While Internet carriers may fret about Netflix, Hulu and other streaming media services saturating their bandwidth, Internet forefather Vint Cerf has a simple answer for this potential problem: Increase bandwidth exponentially.
Is this satire? Like telling people who want to lose weight to eat less? I mean, it’s a no-brainer solution…
"When you are watching video today, streaming is a very common practice. At gigabit speeds, a video file [can be transferred] faster than you can watch it,” he said. “So rather than [receiving] the bits out in a synchronous way, instead you could download the hour’s worth of video in 15 seconds and watch it at your leisure.”
“It actually puts less stress on the network to have the higher speed of operation,” he said.
Beyond this use, Cerf mentioned no other possible uses of gigabit-rate home broadband, but stressed that people will “find new ways of using capacity that you never thought of."

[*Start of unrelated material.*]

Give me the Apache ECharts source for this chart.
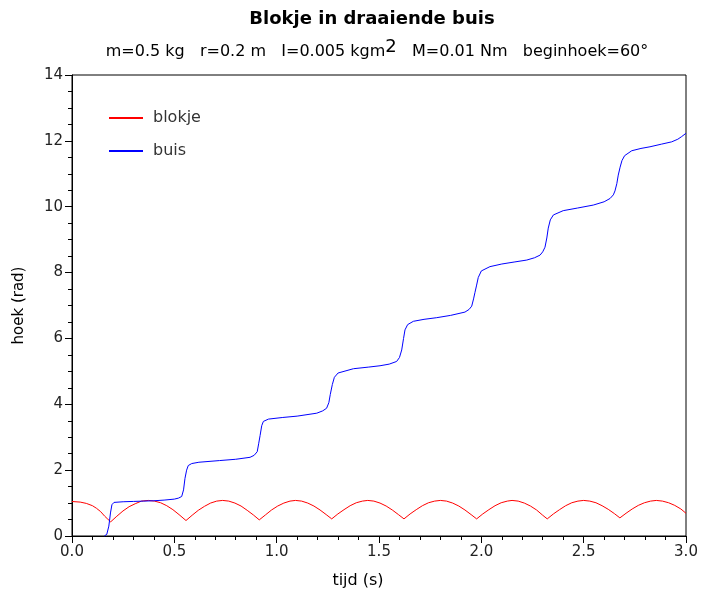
<!DOCTYPE html>
<html>
<head>
<meta charset="utf-8">
<script src="https://cdn.jsdelivr.net/npm/echarts@6/dist/echarts.min.js"></script>
<style>html,body{margin:0;padding:0;background:#fff}#c{width:701px;height:592px}</style>
</head>
<body>
<div id="c"></div>
<script>
const titleText = 'Blokje in draaiende buis';
const xName = 'tijd (s)';
const yName = 'hoek (rad)';
const seriesNames = ['blokje', 'buis'];

const blokjeT = [0, 0.04, 0.07, 0.10, 0.12, 0.14, 0.16, 0.175, 0.189,
  0.219, 0.249, 0.279, 0.309, 0.339, 0.373, 0.403, 0.433, 0.463, 0.493, 0.523, 0.557,
  0.587, 0.617, 0.647, 0.677, 0.707, 0.736, 0.766, 0.796, 0.826, 0.856, 0.886, 0.915,
  0.945, 0.975, 1.005, 1.035, 1.065, 1.092, 1.122, 1.152, 1.182, 1.212, 1.242, 1.269,
  1.299, 1.329, 1.359, 1.389, 1.419, 1.445, 1.475, 1.505, 1.535, 1.565, 1.595, 1.622,
  1.652, 1.682, 1.712, 1.742, 1.772, 1.80, 1.83, 1.86, 1.89, 1.92, 1.95, 1.977,
  2.007, 2.037, 2.067, 2.097, 2.127, 2.15, 2.18, 2.21, 2.24, 2.27, 2.30, 2.322,
  2.352, 2.382, 2.412, 2.442, 2.472, 2.50, 2.53, 2.56, 2.59, 2.62, 2.65, 2.677,
  2.707, 2.737, 2.767, 2.797, 2.827, 2.855, 2.885, 2.915, 2.945, 2.975, 3.0];
const blokjeV = [1.047, 1.03, 0.99, 0.92, 0.84, 0.74, 0.60, 0.51, 0.43,
  0.60, 0.76, 0.89, 0.98, 1.06, 1.08, 1.06, 1.01, 0.92, 0.80, 0.65, 0.47,
  0.63, 0.78, 0.90, 1.00, 1.06, 1.08, 1.06, 1.00, 0.91, 0.78, 0.64, 0.49,
  0.64, 0.79, 0.91, 1.00, 1.06, 1.08, 1.06, 1.00, 0.91, 0.79, 0.65, 0.52,
  0.67, 0.80, 0.92, 1.01, 1.06, 1.08, 1.06, 1.00, 0.91, 0.79, 0.65, 0.52,
  0.67, 0.80, 0.92, 1.01, 1.06, 1.08, 1.06, 1.00, 0.91, 0.79, 0.65, 0.52,
  0.67, 0.80, 0.92, 1.01, 1.06, 1.08, 1.06, 1.00, 0.91, 0.79, 0.63, 0.52,
  0.67, 0.80, 0.92, 1.01, 1.06, 1.08, 1.06, 1.01, 0.92, 0.81, 0.68, 0.55,
  0.69, 0.82, 0.93, 1.01, 1.06, 1.08, 1.06, 1.01, 0.93, 0.82, 0.69];

const buisT = [0.158, 0.170, 0.180, 0.188, 0.195, 0.205, 0.25, 0.30, 0.35, 0.40, 0.45, 0.50, 0.52, 0.536,
  0.545, 0.552, 0.56, 0.568, 0.585, 0.62, 0.72, 0.80, 0.87, 0.89, 0.905, 0.912, 0.919, 0.927, 0.935,
  0.96, 1.03, 1.10, 1.196, 1.225, 1.244, 1.255, 1.262, 1.272, 1.282, 1.30, 1.375, 1.45, 1.505, 1.55,
  1.586, 1.60, 1.611, 1.62, 1.627, 1.64, 1.668, 1.72, 1.782, 1.85, 1.92, 1.94, 1.953, 1.962, 1.969,
  1.977, 1.985, 2.0, 2.042, 2.10, 2.16, 2.222, 2.26, 2.287, 2.30, 2.311, 2.32, 2.327, 2.337, 2.352,
  2.40, 2.47, 2.547, 2.60, 2.629, 2.645, 2.653, 2.662, 2.669, 2.678, 2.687, 2.70, 2.735, 2.78, 2.824,
  2.88, 2.93, 2.96, 2.979, 3.0];
const buisV = [0.0, 0.05, 0.3, 0.7, 0.95, 1.02, 1.04, 1.05, 1.06, 1.07, 1.09, 1.12, 1.15, 1.2,
  1.4, 1.75, 2.0, 2.14, 2.2, 2.24, 2.29, 2.33, 2.39, 2.45, 2.56, 2.8, 3.05, 3.35, 3.48,
  3.55, 3.6, 3.64, 3.73, 3.8, 3.88, 4.05, 4.3, 4.6, 4.82, 4.95, 5.08, 5.13, 5.17, 5.22,
  5.3, 5.42, 5.65, 6.0, 6.26, 6.42, 6.52, 6.58, 6.63, 6.7, 6.8, 6.88, 6.98, 7.2, 7.4,
  7.62, 7.85, 8.05, 8.18, 8.26, 8.32, 8.38, 8.45, 8.53, 8.63, 8.77, 9.05, 9.35, 9.6, 9.75,
  9.88, 9.96, 10.05, 10.15, 10.25, 10.36, 10.48, 10.7, 10.96, 11.2, 11.4, 11.55, 11.7, 11.77, 11.82,
  11.9, 11.97, 12.05, 12.13, 12.23];

const FONT = '"DejaVu Sans", sans-serif';
const chart = echarts.init(document.getElementById('c'), null, {renderer: 'canvas'});
const pairs = (t, v) => t.map((x, i) => [x, v[i]]);

chart.setOption({
  animation: false,
  backgroundColor: '#fff',
  title: [
    {text: titleText, left: 367, top: 5, textAlign: 'center',
     textStyle: {fontFamily: FONT, fontSize: 18, fontWeight: 'bold', color: '#000'}},
    {text: '{a|m=0.5 kg   r=0.2 m   I=0.005 kgm}{s|2}{a|   M=0.01 Nm   beginhoek=60°}',
     left: 372, top: 33, textAlign: 'center',
     textStyle: {fontFamily: FONT, fontSize: 16, fontWeight: 'normal', color: '#000',
       rich: {a: {fontFamily: FONT, fontSize: 16, fontWeight: 'normal', color: '#000'},
              s: {fontFamily: FONT, fontSize: 18, fontWeight: 'normal', color: '#000', padding: [0, 0, 10, 0]}}}}
  ],
  legend: {
    orient: 'vertical', left: 108, top: 110, padding: 0, itemWidth: 34, itemHeight: 14, itemGap: 17,
    data: seriesNames,
    itemStyle: {opacity: 0},
    textStyle: {fontFamily: FONT, fontSize: 16, color: '#333', lineHeight: 14, padding: [0, 0, 0, 5]}
  },
  grid: {left: 72, right: 15, top: 75, bottom: 56, show: true, borderColor: '#000', borderWidth: 1,
    containLabel: false, outerBoundsMode: 'none'},
  xAxis: {
    type: 'value', min: 0, max: 3, interval: 0.5,
    name: xName, nameLocation: 'middle', nameGap: 37,
    nameTextStyle: {fontFamily: FONT, fontSize: 16, color: '#000', padding: [0, 42, 0, 0]},
    axisLine: {show: true, lineStyle: {color: '#000', width: 1}},
    axisTick: {show: true, length: 7, lineStyle: {color: '#000'}},
    minorTick: {show: true, splitNumber: 5, length: 4, lineStyle: {color: '#000'}},
    splitLine: {show: false},
    axisLabel: {fontFamily: FONT, fontSize: 15, color: '#222', margin: 9,
      formatter: v => v.toFixed(1)}
  },
  yAxis: {
    type: 'value', min: 0, max: 14, interval: 2,
    name: yName, nameLocation: 'middle', nameGap: 45, nameRotate: 90,
    nameTextStyle: {fontFamily: FONT, fontSize: 15, color: '#000', padding: [10, 0, 0, 0]},
    axisLine: {show: true, lineStyle: {color: '#000', width: 1}},
    axisTick: {show: true, length: 7, lineStyle: {color: '#000'}},
    minorTick: {show: true, splitNumber: 4, length: 4, lineStyle: {color: '#000'}},
    splitLine: {show: false},
    axisLabel: {fontFamily: FONT, fontSize: 15, color: '#222', margin: 9}
  },
  series: [
    {name: seriesNames[0], type: 'line', data: pairs(blokjeT, blokjeV), symbol: 'none',
     lineStyle: {color: '#ff0000', width: 1}, itemStyle: {color: '#ff0000'}, clip: true},
    {name: seriesNames[1], type: 'line', data: pairs(buisT, buisV), symbol: 'none',
     lineStyle: {color: '#0000ff', width: 1}, itemStyle: {color: '#0000ff'}, clip: true}
  ]
});
</script>
</body>
</html>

If the movie is downloaded as opposed to streamed where does the download sit? On your Home Media Server (TiVo, other DVR, etc.) it’s not more convenient for you. The classic case of starting to watch something in one place on one device and then carry on from another gets fucked with this model. Streaming media content is a sensible idea, and is a prerequisite for VoIP and live events.
Overall, do we need better and faster Internet? Yes—but mainly in the core, not as much to consumers (10Mb should be fine for most home users for now)—but the routers and infrastructure at the ISP’s needs to get upgraded and made much more intelligent (the proposal of GBe to the home is akin to helping traffic problems by putting an on-ramp at the end of every street: just doesn’t work).
And “stated no other possible uses”—you kid, right? That one thing of getting a movie that you need 180 minutes to watch downloaded in 15 seconds is -it-? How about making working from home more realistic? Allowing distributed tasks in large projects to be handled virtually? IP telephony and VC stuff? Shared storage pools and multicast and IPv6?
SIgh. The one thing he can think of is the one thing no-one needs. That’s kinda sad.